==== Given information ====
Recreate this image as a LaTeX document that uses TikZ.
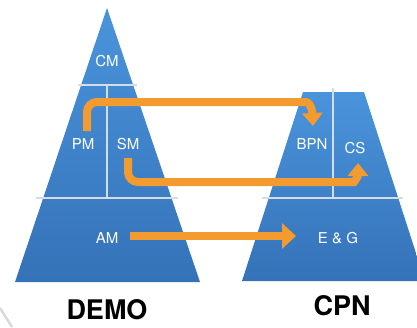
\documentclass[tikz,border=0pt]{standalone}
\usepackage{fontspec}
\setmainfont{TeX Gyre Heros}
\usetikzlibrary{arrows.meta}
\definecolor{pyrtop}{HTML}{4A94DC}
\definecolor{pyrbot}{HTML}{3572B8}
\definecolor{orng}{HTML}{F39B2E}
\definecolor{divline}{HTML}{D4DDE6}
\tikzset{
  pyr/.style={top color=pyrtop,bottom color=pyrbot,draw=none},
  lbl/.style={text=white,font=\fontsize{15}{15}\selectfont,inner sep=0pt},
  title/.style={text=black,font=\fontsize{27}{27}\selectfont\bfseries,inner sep=0pt},
  divider/.style={draw=divline,line width=1.2pt},
  flow/.style={draw=orng,line width=8pt,rounded corners=10pt},
  headA/.style={-{Triangle[width=20pt,length=13pt]}},
  headB/.style={-{Triangle[width=25pt,length=14pt]}}
}
\begin{document}
\begin{tikzpicture}[x=1pt,y=-1pt]
\useasboundingbox (0,0) rectangle (417,327);
\fill[white] (0,0) rectangle (417,327);
% faint corner stroke
\draw[gray!30,line width=2.5pt] (0,308) -- (12,327);
% DEMO pyramid
\path[pyr] (107,8) -- (200,282) -- (15,282) -- cycle;
\draw[divider] (78,85) -- (137,85);
\draw[divider] (36,198) -- (178,198);
\draw[divider] (107,85) -- (107,198);
% CPN trapezoid
\path[pyr] (303,92) -- (364,92) -- (425,281) -- (242,281) -- cycle;
\draw[divider] (333,88) -- (333,198);
\draw[divider] (262,198) -- (403,198);
% labels
\node[lbl] (cm) at (107,61) {CM};
\node[lbl] (pm) at (83,144) {PM};
\node[lbl] (sm) at (128,144) {SM};
\node[lbl] (am) at (107,238) {AM};
\node[lbl] (bpn) at (312,144) {BPN};
\node[lbl] (cs) at (355,148) {CS};
\node[lbl] (eg) at (338,238) {E \& G};
\node[title] (demo) at (107,310) {DEMO};
\node[title] (cpn) at (342,306) {CPN};
% arrow anchor points
\coordinate (p1s) at (87,131);
\coordinate (p1e) at (313,126);
\coordinate (p2s) at (128,158);
\coordinate (p2e) at (358,163);
\coordinate (p3s) at (130,236);
\coordinate (p3e) at (296,236);
% arrows
\draw[flow,headA] (p1s) -- (87,102) -- (296,102) [sharp corners] .. controls (308,102) and (312,106) .. (p1e);
\draw[flow,headA] (p2s) -- (128,182) -- (344,182) [sharp corners] .. controls (354,182) and (358,177) .. (p2e);
\draw[flow,headB] (p3s) -- (p3e);
\end{tikzpicture}
\end{document}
====
What to produce:
Print each line of the material above exactly, with the pictures removed from your copy.

Task output:
Recreate this image as a LaTeX document that uses TikZ.
\documentclass[tikz,border=0pt]{standalone}
\usepackage{fontspec}
\setmainfont{TeX Gyre Heros}
\usetikzlibrary{arrows.meta}
\definecolor{pyrtop}{HTML}{4A94DC}
\definecolor{pyrbot}{HTML}{3572B8}
\definecolor{orng}{HTML}{F39B2E}
\definecolor{divline}{HTML}{D4DDE6}
\tikzset{
  pyr/.style={top color=pyrtop,bottom color=pyrbot,draw=none},
  lbl/.style={text=white,font=\fontsize{15}{15}\selectfont,inner sep=0pt},
  title/.style={text=black,font=\fontsize{27}{27}\selectfont\bfseries,inner sep=0pt},
  divider/.style={draw=divline,line width=1.2pt},
  flow/.style={draw=orng,line width=8pt,rounded corners=10pt},
  headA/.style={-{Triangle[width=20pt,length=13pt]}},
  headB/.style={-{Triangle[width=25pt,length=14pt]}}
}
\begin{document}
\begin{tikzpicture}[x=1pt,y=-1pt]
\useasboundingbox (0,0) rectangle (417,327);
\fill[white] (0,0) rectangle (417,327);
% faint corner stroke
\draw[gray!30,line width=2.5pt] (0,308) -- (12,327);
% DEMO pyramid
\path[pyr] (107,8) -- (200,282) -- (15,282) -- cycle;
\draw[divider] (78,85) -- (137,85);
\draw[divider] (36,198) -- (178,198);
\draw[divider] (107,85) -- (107,198);
% CPN trapezoid
\path[pyr] (303,92) -- (364,92) -- (425,281) -- (242,281) -- cycle;
\draw[divider] (333,88) -- (333,198);
\draw[divider] (262,198) -- (403,198);
% labels
\node[lbl] (cm) at (107,61) {CM};
\node[lbl] (pm) at (83,144) {PM};
\node[lbl] (sm) at (128,144) {SM};
\node[lbl] (am) at (107,238) {AM};
\node[lbl] (bpn) at (312,144) {BPN};
\node[lbl] (cs) at (355,148) {CS};
\node[lbl] (eg) at (338,238) {E \& G};
\node[title] (demo) at (107,310) {DEMO};
\node[title] (cpn) at (342,306) {CPN};
% arrow anchor points
\coordinate (p1s) at (87,131);
\coordinate (p1e) at (313,126);
\coordinate (p2s) at (128,158);
\coordinate (p2e) at (358,163);
\coordinate (p3s) at (130,236);
\coordinate (p3e) at (296,236);
% arrows
\draw[flow,headA] (p1s) -- (87,102) -- (296,102) [sharp corners] .. controls (308,102) and (312,106) .. (p1e);
\draw[flow,headA] (p2s) -- (128,182) -- (344,182) [sharp corners] .. controls (354,182) and (358,177) .. (p2e);
\draw[flow,headB] (p3s) -- (p3e);
\end{tikzpicture}
\end{document}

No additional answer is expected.